Cuando el escándalo estalló, Reagan se convirtió en el primer presidente norteamericano que tuvo que declarar como testigo en un procedimiento penal relacionado con su Gobierno. La penosa impresión que causó durante las ocho horas de interrogatorio («no recuerdo», «no lo sé») confirma las recientes declaraciones de su hijo Ron acerca de que, durante el último tramo de su presidencia, Reagan manifestó los primeros síntomas de Alzheimer, enfermedad que acabaría con él años más tarde.

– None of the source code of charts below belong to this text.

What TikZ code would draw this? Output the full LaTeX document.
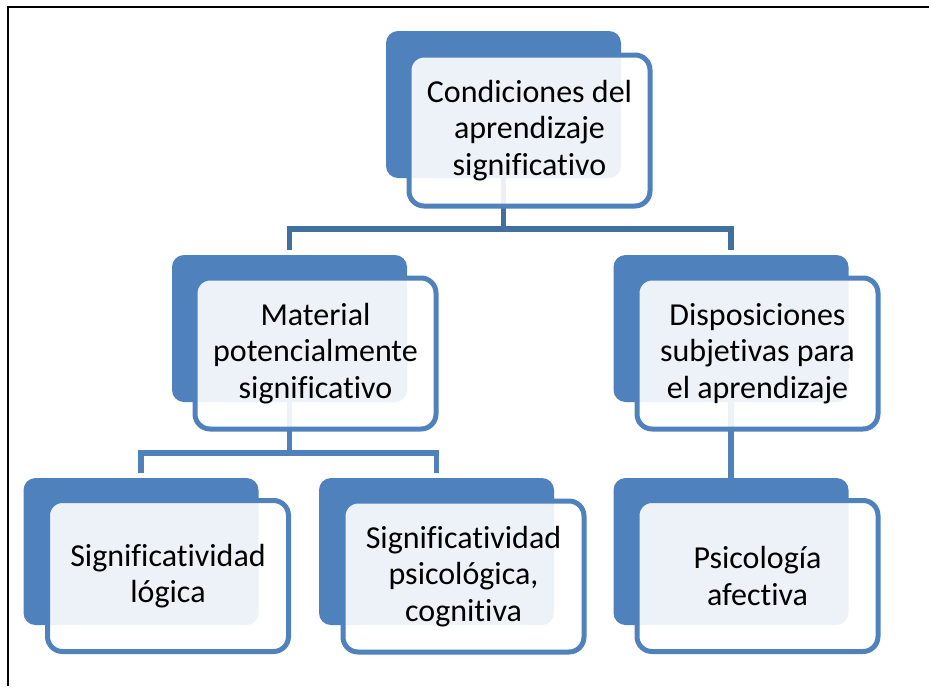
\documentclass[tikz,border=0pt]{standalone}
\usepackage{fontspec}
\setmainfont{Carlito}[Ligatures=NoCommon]
\usetikzlibrary{calc}
\definecolor{accent}{HTML}{4F81BD}
\definecolor{connA}{HTML}{41709F}
\tikzset{
  backbox/.style={fill=accent, draw=none, rounded corners=12pt, minimum width=235pt, minimum height=147pt, inner sep=0pt},
  frontbox/.style={fill=white, fill opacity=0.9, text opacity=1, draw=accent, draw opacity=1, line width=5pt, rounded corners=15pt, minimum width=241pt, minimum height=151pt, align=center, font=\fontsize{32pt}{36.5pt}\selectfont, text=black, inner sep=0pt},
  connTop/.style={draw=connA, line width=5.5pt},
  connLow/.style={draw=accent, line width=5.5pt},
  frame/.style={draw=black, line width=2pt}
}
\begin{document}
\begin{tikzpicture}[x=1pt, y=-1pt]
\useasboundingbox (0,0) rectangle (929,686);
\coordinate (fa) at (8,686);
\coordinate (fb) at (8,7);
\coordinate (fc) at (930,7);
\draw[frame] (fa) -- (fb) -- (fc);

% back box centres
\path (503.5,104.5) coordinate (topc);
\path (289.5,328.5) coordinate (matc);
\path (731,328.5) coordinate (dispc);
\path (141,551.5) coordinate (slc);
\path (436.5,551.5) coordinate (spc);
\path (731,551.5) coordinate (psc);

% connector anchors
\path (topc) ++(0,73.5) coordinate (topS);
\path (matc) ++(0,-73.5) coordinate (matN);
\path (matc) ++(0,73.5) coordinate (matS);
\path (dispc) ++(0,-73.5) coordinate (dispN);
\path (dispc) ++(0,73.5) coordinate (dispS);
\path (slc) ++(0,-73.5) coordinate (slN);
\path (spc) ++(0,-73.5) coordinate (spN);
\path (psc) ++(0,-73.5) coordinate (psN);
\coordinate (j1) at (503.5,229);
\coordinate (j2) at (289.5,453);

\draw[connTop, shorten >=5pt] (topS) -- (j1) -| (matN);
\draw[connTop, shorten >=5pt] (j1) -| (dispN);
\draw[connLow, shorten >=5pt] (matS) -- (j2) -| (slN);
\draw[connLow, shorten >=5pt] (j2) -| (spN);
\draw[connLow] (dispS) -- (psN);

% back boxes
\node[backbox] (topb) at (topc) {};
\node[backbox] (matb) at (matc) {};
\node[backbox] (dispb) at (dispc) {};
\node[backbox] (slb) at (slc) {};
\node[backbox] (spb) at (spc) {};
\node[backbox] (psb) at (psc) {};

% front boxes
\node[frontbox] (top) at ($(topc)+(26,26)$) {Condiciones del\\aprendizaje\\significativo};
\node[frontbox] (mat) at ($(matc)+(26,25)$) {Material\\potencialmente\\significativo};
\node[frontbox] (disp) at ($(dispc)+(26.5,25)$) {Disposiciones\\subjetivas para\\el aprendizaje};
\node[frontbox] (sl) at ($(slc)+(27,24.5)$) {Significatividad\\lógica};
\node[frontbox] (sp) at ($(spc)+(27,25)$) {Significatividad\\psicológica,\\cognitiva};
\node[frontbox] (ps) at ($(psc)+(26.5,24.5)$) {Psicología\\afectiva};
\end{tikzpicture}
\end{document}
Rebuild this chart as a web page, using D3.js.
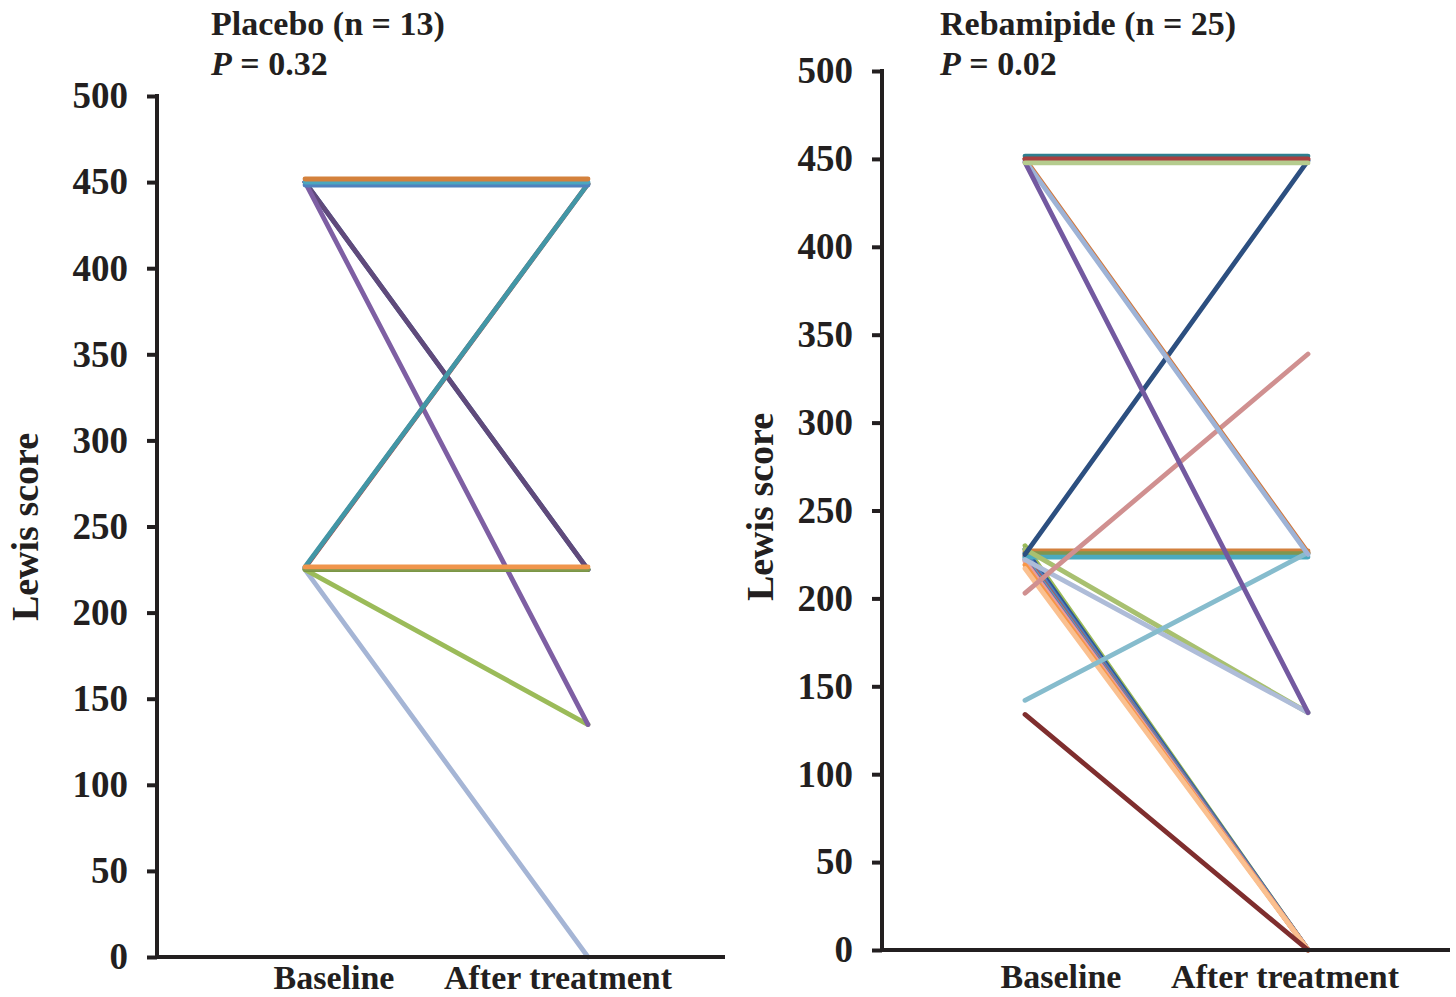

Dicho esto, es evidente que el optimismo de Reagan, su convencimiento de que un presidente «sólo tiene un escaño: el pueblo», su legendario dominio de los medios de comunicación, su admirable combinación de militancia ideológica y flexibilidad política, y su fuerza moral en los momentos difíciles, explican por qué a Obama le gusta Reagan.

Si a eso se añade que Reagan cambió el panorama político de Estados Unidos, incluida la forma en que los norteamericanos se ven a sí mismos, se entiende por qué Barack Obama intenta imitarle. Parafraseando a Schwartzberg, por lo menos podemos decir de él lo que John Adams dijo de George Washington: «Tal vez fue el presidente más grande. En todo caso, fue el mejor actor que jamás tuvimos en la presidencia».

Y dado que hablamos de imitadores, permítanme recordarles que hasta el crack Cristiano Ronaldo ha confesado que este último nombre se lo pusieron sus padres -en especial su madre- por la admiración que tenían hacia Ronald Reagan. Ya comprendo que es un dato banal, pero qué quieren que les diga...

Por Rafael Navarro-Valls, catedrático y autor del libro Entre la Casa Blanca y el Vaticano.